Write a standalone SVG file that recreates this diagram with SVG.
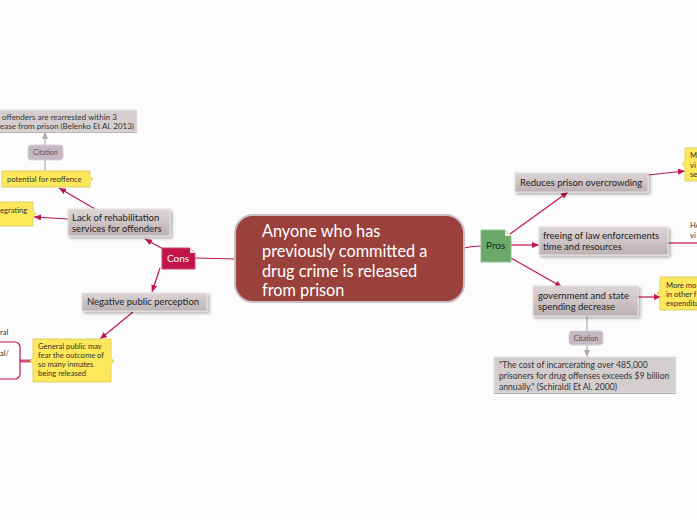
<svg xmlns="http://www.w3.org/2000/svg" width="697" height="520" viewBox="0 0 697 520">
<defs>
<linearGradient id="gb" x1="0" y1="0" x2="0" y2="1">
<stop offset="0" stop-color="#dcd5d6"/>
<stop offset="1" stop-color="#bdb2b3"/>
</linearGradient>
<filter id="sh" x="-20%" y="-30%" width="140%" height="170%">
<feDropShadow dx="2" dy="2" stdDeviation="1.5" flood-color="#000" flood-opacity="0.3"/>
</filter>
<marker id="ar" markerWidth="7" markerHeight="6" refX="7" refY="3" orient="auto" markerUnits="userSpaceOnUse">
<path d="M0,0 L7,3 L0,6 z" fill="#bf1650"/>
</marker>
<marker id="ag" markerWidth="7" markerHeight="6" refX="7" refY="3" orient="auto" markerUnits="userSpaceOnUse">
<path d="M0,0 L7,3 L0,6 z" fill="#b4aab4"/>
</marker>
<style>
text{font-family:Lato,"Liberation Sans",sans-serif;}
.box{fill:url(#gb);stroke:#e4dfe0;stroke-width:1;filter:url(#sh);}
.bt{font-size:9.5px;fill:#222;}
.note{fill:#fde85a;stroke:#e2cf6a;stroke-width:1;}
.nt{font-size:7.6px;fill:#333;}
.cit{fill:#c4b8c4;stroke:#d8d0d8;}
.ct{font-size:7px;fill:#555;text-anchor:middle;}
.q{fill:#d4cecf;stroke:#e6e1e2;}
.qt{font-size:8px;fill:#333;}
.qr{font-size:8.6px;fill:#333;}
.c{fill:none;stroke:#bf1650;stroke-width:1.2;}
.g{fill:none;stroke:#b4aab4;stroke-width:1.2;}
.mt{font-size:16.3px;fill:#fff;}
</style>
</defs>
<rect width="697" height="520" fill="#fdfcfd"/>
<g id="connectors">
<path class="c" d="M235,259 L195,258"/>
<path class="c" d="M464,248 Q472,246 481,246"/>
<path class="c" d="M510,234 L568,192" marker-end="url(#ar)"/>
<path class="c" d="M511,245 L539,245" marker-end="url(#ar)"/>
<path class="c" d="M511,258 L562,287" marker-end="url(#ar)"/>
<path class="c" d="M648,175 L685,171" marker-end="url(#ar)"/>
<path class="c" d="M668,243 L697,243"/>
<path class="c" d="M638,297 L661,297" marker-end="url(#ar)"/>
<path class="g" d="M587,316 V331"/>
<path class="g" d="M587,345 V357" marker-end="url(#ag)"/>
<path class="c" d="M165,250 L145,239" marker-end="url(#ar)"/>
<path class="c" d="M95,209 L59,188" marker-end="url(#ar)"/>
<path class="c" d="M68,219 L34,217" marker-end="url(#ar)"/>
<path class="g" d="M45,171 V160"/>
<path class="g" d="M45,145 V132" marker-end="url(#ag)"/>
<path class="c" d="M160,268 L152,292" marker-end="url(#ar)"/>
<path class="c" d="M133,312 L100,339" marker-end="url(#ar)"/>
<path d="M33,361 H20" fill="none" stroke="#d0507a" stroke-width="3"/>
</g>
<g id="central">
<rect x="235" y="215" width="229" height="87" rx="18" fill="#9a413c" stroke="#cbbdc8" stroke-width="2"/>
<text class="mt" x="262" y="237">Anyone who has</text>
<text class="mt" x="262" y="257">previously committed a</text>
<text class="mt" x="262" y="277">drug crime is released</text>
<text class="mt" x="262" y="296">from prison</text>
</g>
<g id="pros">
<path d="M481,230 H505 L511,236 V262 H481 Z" fill="#6aa96a" stroke="#92c292"/>
<path d="M505,230 V236 H511 Z" fill="#eee"/>
<text x="486" y="249" font-size="10" fill="#1e2a1e">Pros</text>
</g>
<g id="cons">
<path d="M162,248 H190 L195,253 V269 H162 Z" fill="#c2134b" stroke="#d04a72"/>
<path d="M190,248 V253 H195 Z" fill="#eee"/>
<text x="167" y="262" font-size="10" fill="#fff">Cons</text>
</g>
<g id="reduces">
<rect class="box" x="515" y="173" width="133" height="19"/>
<text class="bt" x="520" y="186">Reduces prison overcrowding</text>
</g>
<g id="freeing">
<rect class="box" x="539" y="227" width="129" height="28"/>
<text class="bt" x="543" y="239">freeing of law enforcements</text>
<text class="bt" x="543" y="250">time and resources</text>
</g>
<g id="government">
<rect class="box" x="533" y="286" width="105" height="30"/>
<text class="bt" x="538" y="299">government and state</text>
<text class="bt" x="538" y="310">spending decrease</text>
</g>
<g id="citation-right">
<rect class="cit" x="569" y="331" width="34" height="14" rx="3"/>
<text class="ct" x="586" y="341">Citation</text>
</g>
<g id="quote-right">
<rect class="q" x="494" y="357" width="182" height="36"/>
<path d="M494,393.5 H676" stroke="#b8b0b0" stroke-width="1"/>
<text class="qr" x="499" y="368">"The cost of incarcerating over 485,000</text>
<text class="qr" x="499" y="379">prisoners for drug offenses exceeds $9 billion</text>
<text class="qr" x="499" y="390">annually." (Schiraldi Et Al. 2000)</text>
</g>
<g id="note-reduces">
<path class="note" d="M685,148 H705 V181 H685 V167 L682,164 L685,161 Z"/>
<text class="nt" x="690" y="158">M</text>
<text class="nt" x="690" y="168">vi</text>
<text class="nt" x="690" y="177">se</text>
</g>
<g id="text-freeing">
<text class="nt" x="690" y="228">Ho</text>
<text class="nt" x="690" y="238">vi</text>
</g>
<g id="note-government">
<path class="note" d="M660,277 H705 V310 H660 V296 L657,293 L660,290 Z"/>
<text class="nt" x="666" y="288">More mo</text>
<text class="nt" x="666" y="297">in other f</text>
<text class="nt" x="666" y="306">expenditu</text>
</g>
<g id="lack">
<rect class="box" x="68" y="209" width="102" height="27"/>
<text class="bt" x="72" y="221">Lack of rehabilitation</text>
<text class="bt" x="72" y="232">services for offenders</text>
</g>
<g id="potential">
<path class="note" d="M2,171 H90 V176 L93,179 L90,182 V187 H2 Z"/>
<text class="nt" x="7" y="182">potential for reoffence</text>
</g>
<g id="citation-left">
<rect class="cit" x="28" y="145" width="35" height="15" rx="3"/>
<text class="ct" x="45.5" y="155">Citation</text>
</g>
<g id="quote-left">
<rect class="q" x="-5" y="110" width="142" height="22"/>
<path d="M-5,132.5 H137" stroke="#b8b0b0" stroke-width="1"/>
<text class="qt" x="2" y="120">offenders are rearrested within 3</text>
<text class="qt" x="0" y="129">ease from prison (Belenko Et Al. 2013)</text>
</g>
<g id="integrating">
<path class="note" d="M-5,202 H33 V211 L36,214 L33,217 V226 H-5 Z"/>
<text class="nt" x="0" y="213">egrating</text>
</g>
<g id="negative">
<rect class="box" x="82" y="293" width="125" height="18"/>
<text class="bt" x="87" y="305">Negative public perception</text>
</g>
<g id="general">
<path class="note" d="M33,339 H111 V358 L114,361 L111,364 V382 H33 V364 L30,361 L33,358 Z"/>
<text class="nt" x="38" y="349">General public may</text>
<text class="nt" x="38" y="358">fear the outcome of</text>
<text class="nt" x="38" y="367">so many inmates</text>
<text class="nt" x="38" y="376">being released</text>
</g>
<g id="left-box">
<text class="nt" x="0" y="335">ral</text>
<rect x="-10" y="342" width="30" height="37" rx="5" fill="#fff" stroke="#c2134b" stroke-width="1.2"/>
<text class="nt" x="0" y="356">al/</text>
</g>
</svg>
--------------------------------------------------
TO BE DONE.
All of the lines above should be retyped precisely, apart from the pictures.

THE COMPLETED TASK.
Write a standalone SVG file that recreates this diagram with SVG.
<svg xmlns="http://www.w3.org/2000/svg" width="697" height="520" viewBox="0 0 697 520">
<defs>
<linearGradient id="gb" x1="0" y1="0" x2="0" y2="1">
<stop offset="0" stop-color="#dcd5d6"/>
<stop offset="1" stop-color="#bdb2b3"/>
</linearGradient>
<filter id="sh" x="-20%" y="-30%" width="140%" height="170%">
<feDropShadow dx="2" dy="2" stdDeviation="1.5" flood-color="#000" flood-opacity="0.3"/>
</filter>
<marker id="ar" markerWidth="7" markerHeight="6" refX="7" refY="3" orient="auto" markerUnits="userSpaceOnUse">
<path d="M0,0 L7,3 L0,6 z" fill="#bf1650"/>
</marker>
<marker id="ag" markerWidth="7" markerHeight="6" refX="7" refY="3" orient="auto" markerUnits="userSpaceOnUse">
<path d="M0,0 L7,3 L0,6 z" fill="#b4aab4"/>
</marker>
<style>
text{font-family:Lato,"Liberation Sans",sans-serif;}
.box{fill:url(#gb);stroke:#e4dfe0;stroke-width:1;filter:url(#sh);}
.bt{font-size:9.5px;fill:#222;}
.note{fill:#fde85a;stroke:#e2cf6a;stroke-width:1;}
.nt{font-size:7.6px;fill:#333;}
.cit{fill:#c4b8c4;stroke:#d8d0d8;}
.ct{font-size:7px;fill:#555;text-anchor:middle;}
.q{fill:#d4cecf;stroke:#e6e1e2;}
.qt{font-size:8px;fill:#333;}
.qr{font-size:8.6px;fill:#333;}
.c{fill:none;stroke:#bf1650;stroke-width:1.2;}
.g{fill:none;stroke:#b4aab4;stroke-width:1.2;}
.mt{font-size:16.3px;fill:#fff;}
</style>
</defs>
<rect width="697" height="520" fill="#fdfcfd"/>
<g id="connectors">
<path class="c" d="M235,259 L195,258"/>
<path class="c" d="M464,248 Q472,246 481,246"/>
<path class="c" d="M510,234 L568,192" marker-end="url(#ar)"/>
<path class="c" d="M511,245 L539,245" marker-end="url(#ar)"/>
<path class="c" d="M511,258 L562,287" marker-end="url(#ar)"/>
<path class="c" d="M648,175 L685,171" marker-end="url(#ar)"/>
<path class="c" d="M668,243 L697,243"/>
<path class="c" d="M638,297 L661,297" marker-end="url(#ar)"/>
<path class="g" d="M587,316 V331"/>
<path class="g" d="M587,345 V357" marker-end="url(#ag)"/>
<path class="c" d="M165,250 L145,239" marker-end="url(#ar)"/>
<path class="c" d="M95,209 L59,188" marker-end="url(#ar)"/>
<path class="c" d="M68,219 L34,217" marker-end="url(#ar)"/>
<path class="g" d="M45,171 V160"/>
<path class="g" d="M45,145 V132" marker-end="url(#ag)"/>
<path class="c" d="M160,268 L152,292" marker-end="url(#ar)"/>
<path class="c" d="M133,312 L100,339" marker-end="url(#ar)"/>
<path d="M33,361 H20" fill="none" stroke="#d0507a" stroke-width="3"/>
</g>
<g id="central">
<rect x="235" y="215" width="229" height="87" rx="18" fill="#9a413c" stroke="#cbbdc8" stroke-width="2"/>
<text class="mt" x="262" y="237">Anyone who has</text>
<text class="mt" x="262" y="257">previously committed a</text>
<text class="mt" x="262" y="277">drug crime is released</text>
<text class="mt" x="262" y="296">from prison</text>
</g>
<g id="pros">
<path d="M481,230 H505 L511,236 V262 H481 Z" fill="#6aa96a" stroke="#92c292"/>
<path d="M505,230 V236 H511 Z" fill="#eee"/>
<text x="486" y="249" font-size="10" fill="#1e2a1e">Pros</text>
</g>
<g id="cons">
<path d="M162,248 H190 L195,253 V269 H162 Z" fill="#c2134b" stroke="#d04a72"/>
<path d="M190,248 V253 H195 Z" fill="#eee"/>
<text x="167" y="262" font-size="10" fill="#fff">Cons</text>
</g>
<g id="reduces">
<rect class="box" x="515" y="173" width="133" height="19"/>
<text class="bt" x="520" y="186">Reduces prison overcrowding</text>
</g>
<g id="freeing">
<rect class="box" x="539" y="227" width="129" height="28"/>
<text class="bt" x="543" y="239">freeing of law enforcements</text>
<text class="bt" x="543" y="250">time and resources</text>
</g>
<g id="government">
<rect class="box" x="533" y="286" width="105" height="30"/>
<text class="bt" x="538" y="299">government and state</text>
<text class="bt" x="538" y="310">spending decrease</text>
</g>
<g id="citation-right">
<rect class="cit" x="569" y="331" width="34" height="14" rx="3"/>
<text class="ct" x="586" y="341">Citation</text>
</g>
<g id="quote-right">
<rect class="q" x="494" y="357" width="182" height="36"/>
<path d="M494,393.5 H676" stroke="#b8b0b0" stroke-width="1"/>
<text class="qr" x="499" y="368">"The cost of incarcerating over 485,000</text>
<text class="qr" x="499" y="379">prisoners for drug offenses exceeds $9 billion</text>
<text class="qr" x="499" y="390">annually." (Schiraldi Et Al. 2000)</text>
</g>
<g id="note-reduces">
<path class="note" d="M685,148 H705 V181 H685 V167 L682,164 L685,161 Z"/>
<text class="nt" x="690" y="158">M</text>
<text class="nt" x="690" y="168">vi</text>
<text class="nt" x="690" y="177">se</text>
</g>
<g id="text-freeing">
<text class="nt" x="690" y="228">Ho</text>
<text class="nt" x="690" y="238">vi</text>
</g>
<g id="note-government">
<path class="note" d="M660,277 H705 V310 H660 V296 L657,293 L660,290 Z"/>
<text class="nt" x="666" y="288">More mo</text>
<text class="nt" x="666" y="297">in other f</text>
<text class="nt" x="666" y="306">expenditu</text>
</g>
<g id="lack">
<rect class="box" x="68" y="209" width="102" height="27"/>
<text class="bt" x="72" y="221">Lack of rehabilitation</text>
<text class="bt" x="72" y="232">services for offenders</text>
</g>
<g id="potential">
<path class="note" d="M2,171 H90 V176 L93,179 L90,182 V187 H2 Z"/>
<text class="nt" x="7" y="182">potential for reoffence</text>
</g>
<g id="citation-left">
<rect class="cit" x="28" y="145" width="35" height="15" rx="3"/>
<text class="ct" x="45.5" y="155">Citation</text>
</g>
<g id="quote-left">
<rect class="q" x="-5" y="110" width="142" height="22"/>
<path d="M-5,132.5 H137" stroke="#b8b0b0" stroke-width="1"/>
<text class="qt" x="2" y="120">offenders are rearrested within 3</text>
<text class="qt" x="0" y="129">ease from prison (Belenko Et Al. 2013)</text>
</g>
<g id="integrating">
<path class="note" d="M-5,202 H33 V211 L36,214 L33,217 V226 H-5 Z"/>
<text class="nt" x="0" y="213">egrating</text>
</g>
<g id="negative">
<rect class="box" x="82" y="293" width="125" height="18"/>
<text class="bt" x="87" y="305">Negative public perception</text>
</g>
<g id="general">
<path class="note" d="M33,339 H111 V358 L114,361 L111,364 V382 H33 V364 L30,361 L33,358 Z"/>
<text class="nt" x="38" y="349">General public may</text>
<text class="nt" x="38" y="358">fear the outcome of</text>
<text class="nt" x="38" y="367">so many inmates</text>
<text class="nt" x="38" y="376">being released</text>
</g>
<g id="left-box">
<text class="nt" x="0" y="335">ral</text>
<rect x="-10" y="342" width="30" height="37" rx="5" fill="#fff" stroke="#c2134b" stroke-width="1.2"/>
<text class="nt" x="0" y="356">al/</text>
</g>
</svg>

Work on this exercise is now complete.